A rather poignant thing happened today. Many years ago my mother told me about her Aunt Clara’s son. She said that Aunt Clara was unable to have children and her sister, who had 12 already had another baby and gave it to her. Clara and her husband Sam adored their little boy. Sadly he was called up in the second world war and died in a submarine. That is what Mum told me.

Years later, when I began researching the family tree, I wanted to find his details and his war record to put on the family tree. Mum had passed away by then and so had Great Aunt Clara. Another cousin said his name had been Raymond but that was all I could find out. I searched for a birth registered in Clara’s sister’s married name but could not find one. I also searched for his war record but found nothing.

When the 1939 register became available I found Auntie Clara and Uncle Sam but the third name was hidden because anyone born less than 100 years ago and with no death registered in this country may still be alive.

When the 1921 census was released I found Clara and Sam alone so Raymond was born later than that. It was then that I noticed that Clara’s sister would have been in her early 50s by then and her last previous birth was more than 10 years before. I began to think Mum had the story wrong. I considered Sam’s sisters but they, too, were in their early 50s. Clara’s other sisters were younger but either unmarried or recently married. I searched all of their names anyway but nothing came up.

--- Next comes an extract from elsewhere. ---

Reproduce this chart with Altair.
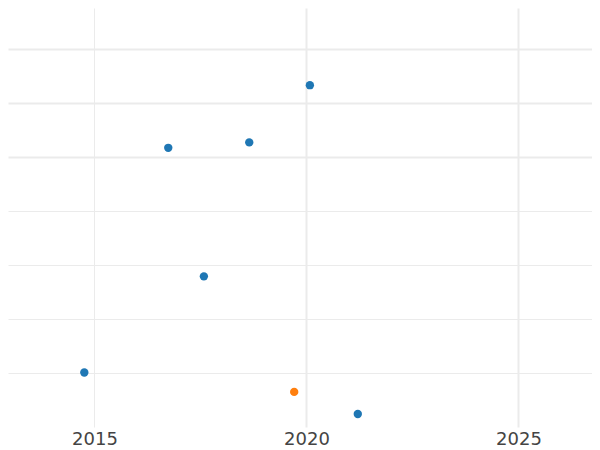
import altair as alt
import pandas as pd

# Data
years = [2014.76, 2016.74, 2018.65, 2020.08, 2017.58, 2019.71, 2021.21]
values = [1.01, 5.17, 5.27, 6.33, 2.79, 0.65, 0.24]
groups = ["A", "A", "A", "A", "A", "B", "A"]

x_ticks = [2015, 2020, 2025]
y_grid = [1, 2, 3, 4, 5, 6, 7]

df = pd.DataFrame({"year": years, "value": values, "group": groups})

chart = (
    alt.Chart(df)
    .mark_circle(size=70, opacity=1)
    .encode(
        x=alt.X(
            "year:Q",
            scale=alt.Scale(domain=[2012.960, 2026.734], nice=False, zero=False),
            axis=alt.Axis(
                values=x_ticks,
                format="d",
                title=None,
                ticks=False,
                tickSize=0,
                domain=False,
                labelFont="DejaVu Sans",
                labelFontSize=18,
                labelColor="#444444",
                labelBaseline="alphabetic",
                labelPadding=17,
                gridColor="#ebebeb",
                gridWidth={"condition": {"test": "datum.value >= 2020", "value": 2}, "value": 1},
            ),
        ),
        y=alt.Y(
            "value:Q",
            scale=alt.Scale(domain=[0, 7.759], nice=False, zero=False),
            axis=alt.Axis(
                values=y_grid,
                labels=False,
                ticks=False,
                domain=False,
                title=None,
                gridColor="#ebebeb",
                gridWidth={"condition": {"test": "datum.value >= 5", "value": 2}, "value": 1},
            ),
        ),
        color=alt.Color(
            "group:N",
            scale=alt.Scale(domain=["A", "B"], range=["#1f77b4", "#ff7f0e"]),
            legend=None,
        ),
    )
    .properties(
        width=584,
        height=419,
        autosize=alt.AutoSizeParams(type="none"),
        padding={"left": 0, "top": 0, "right": 0, "bottom": 23},
    )
    .configure_view(stroke=None)
)

chart.save("out.html", embed_options={"renderer": "svg", "actions": False})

Then, fairly recently I checked and found that the blacked out name on the 1939 register had been uncovered. The transcript read Herbert L Freeman age 14 followed by his date of birth. That was odd, he had Clara and Sam’s surname but I had been told his name was Raymond. Looking closely at the original document the L could just be an R but I still didn’t have his birth surname. I tried looking for his war record again under Herbert but still found nothing.

I have been thinking about him over the last 2 days as I always do at the time of Remembrance Day. He was the only member of our family to have been lost in the second world war. Then this morning I had a brainwave. I now had his date of birth. There is one genealogy site where you can search on first name and place and year of birth. I went there and pulled out all of the Herbert’s born 1925 in and near where my aunt and her family lived. The very first record to come up was Herbert Raymond White. White was the surname of Auntie Clara’s mother’s second husband. Was there a half sister I had never heard of who could be Raymond’s mother? but that was unlikely, my cousin had the family bible with all of the names in and I had seen it.

I opened the record and there under place of birth was the address of Clara’s parents, my great grandparents, Thomas and Elizabeth Lee. The family continued to live there after Clara’s father died and Elizabeth remarried to William White. This baby’s father’s name was Thomas. Then I remembered that William had a son Thomas from his first marriage. The mother on the record was Alice I checked and William’s son Thomas did marry an Alice.

Mum hadn’t got the story quite right. It wasn’t her sister who had a baby for Clara, it was her step brother’s wife. What a gift to give to someone who isn’t even a blood relation.

So I looked in the war records again under Raymond’s birth name and I found him. Of course, adoptions were unofficial then so, although he normally went by his adopted parents surname, he would have been called up under his birth name. He didn’t die on a submarine, it was a ship that went down. He was 19 years old.

I have his details at last, I found them today, Remembrance Day and four days after the one hundredth anniversary of his birth.
RIP cousin Raymond. My mother told me about you, you are on the family tree at last, you are not forgotten.